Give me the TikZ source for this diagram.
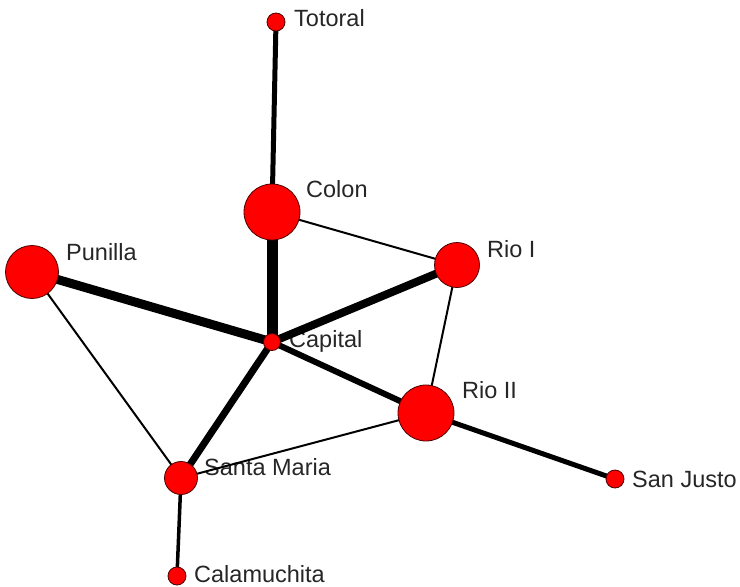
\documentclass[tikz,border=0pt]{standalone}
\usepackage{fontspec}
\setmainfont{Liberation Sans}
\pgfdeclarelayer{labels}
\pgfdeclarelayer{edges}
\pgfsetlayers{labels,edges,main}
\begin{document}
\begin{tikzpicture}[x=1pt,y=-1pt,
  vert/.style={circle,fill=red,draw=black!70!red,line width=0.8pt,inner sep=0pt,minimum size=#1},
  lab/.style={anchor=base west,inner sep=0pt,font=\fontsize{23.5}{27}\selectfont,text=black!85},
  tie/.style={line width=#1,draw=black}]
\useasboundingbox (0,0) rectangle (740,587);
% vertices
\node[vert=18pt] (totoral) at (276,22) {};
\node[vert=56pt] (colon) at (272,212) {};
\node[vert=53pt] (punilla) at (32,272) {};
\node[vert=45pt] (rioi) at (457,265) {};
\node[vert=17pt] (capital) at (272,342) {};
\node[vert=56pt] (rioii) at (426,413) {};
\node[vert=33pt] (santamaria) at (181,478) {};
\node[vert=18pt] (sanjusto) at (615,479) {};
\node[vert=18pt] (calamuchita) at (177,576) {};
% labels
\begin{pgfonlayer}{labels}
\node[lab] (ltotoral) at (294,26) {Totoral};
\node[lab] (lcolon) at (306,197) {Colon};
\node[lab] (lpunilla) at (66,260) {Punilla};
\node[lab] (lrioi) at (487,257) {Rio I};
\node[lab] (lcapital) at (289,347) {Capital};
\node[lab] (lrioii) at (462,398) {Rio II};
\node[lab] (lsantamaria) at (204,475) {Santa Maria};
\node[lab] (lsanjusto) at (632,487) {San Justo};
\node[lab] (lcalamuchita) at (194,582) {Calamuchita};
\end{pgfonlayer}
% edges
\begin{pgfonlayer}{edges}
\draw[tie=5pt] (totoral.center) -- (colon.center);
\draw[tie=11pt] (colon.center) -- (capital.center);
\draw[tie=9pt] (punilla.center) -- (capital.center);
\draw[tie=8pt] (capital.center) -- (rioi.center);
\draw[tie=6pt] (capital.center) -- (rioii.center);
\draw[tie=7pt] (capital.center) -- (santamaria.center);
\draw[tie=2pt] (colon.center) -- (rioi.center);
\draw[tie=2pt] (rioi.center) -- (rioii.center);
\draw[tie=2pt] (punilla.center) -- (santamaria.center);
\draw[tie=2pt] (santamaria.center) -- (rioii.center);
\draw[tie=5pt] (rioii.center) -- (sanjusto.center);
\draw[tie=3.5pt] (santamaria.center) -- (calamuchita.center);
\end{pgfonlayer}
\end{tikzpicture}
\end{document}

....

Quote the material exactly. Pictures stay out.

Give me the TikZ source for this diagram.
\documentclass[tikz,border=0pt]{standalone}
\usepackage{fontspec}
\setmainfont{Liberation Sans}
\pgfdeclarelayer{labels}
\pgfdeclarelayer{edges}
\pgfsetlayers{labels,edges,main}
\begin{document}
\begin{tikzpicture}[x=1pt,y=-1pt,
  vert/.style={circle,fill=red,draw=black!70!red,line width=0.8pt,inner sep=0pt,minimum size=#1},
  lab/.style={anchor=base west,inner sep=0pt,font=\fontsize{23.5}{27}\selectfont,text=black!85},
  tie/.style={line width=#1,draw=black}]
\useasboundingbox (0,0) rectangle (740,587);
% vertices
\node[vert=18pt] (totoral) at (276,22) {};
\node[vert=56pt] (colon) at (272,212) {};
\node[vert=53pt] (punilla) at (32,272) {};
\node[vert=45pt] (rioi) at (457,265) {};
\node[vert=17pt] (capital) at (272,342) {};
\node[vert=56pt] (rioii) at (426,413) {};
\node[vert=33pt] (santamaria) at (181,478) {};
\node[vert=18pt] (sanjusto) at (615,479) {};
\node[vert=18pt] (calamuchita) at (177,576) {};
% labels
\begin{pgfonlayer}{labels}
\node[lab] (ltotoral) at (294,26) {Totoral};
\node[lab] (lcolon) at (306,197) {Colon};
\node[lab] (lpunilla) at (66,260) {Punilla};
\node[lab] (lrioi) at (487,257) {Rio I};
\node[lab] (lcapital) at (289,347) {Capital};
\node[lab] (lrioii) at (462,398) {Rio II};
\node[lab] (lsantamaria) at (204,475) {Santa Maria};
\node[lab] (lsanjusto) at (632,487) {San Justo};
\node[lab] (lcalamuchita) at (194,582) {Calamuchita};
\end{pgfonlayer}
% edges
\begin{pgfonlayer}{edges}
\draw[tie=5pt] (totoral.center) -- (colon.center);
\draw[tie=11pt] (colon.center) -- (capital.center);
\draw[tie=9pt] (punilla.center) -- (capital.center);
\draw[tie=8pt] (capital.center) -- (rioi.center);
\draw[tie=6pt] (capital.center) -- (rioii.center);
\draw[tie=7pt] (capital.center) -- (santamaria.center);
\draw[tie=2pt] (colon.center) -- (rioi.center);
\draw[tie=2pt] (rioi.center) -- (rioii.center);
\draw[tie=2pt] (punilla.center) -- (santamaria.center);
\draw[tie=2pt] (santamaria.center) -- (rioii.center);
\draw[tie=5pt] (rioii.center) -- (sanjusto.center);
\draw[tie=3.5pt] (santamaria.center) -- (calamuchita.center);
\end{pgfonlayer}
\end{tikzpicture}
\end{document}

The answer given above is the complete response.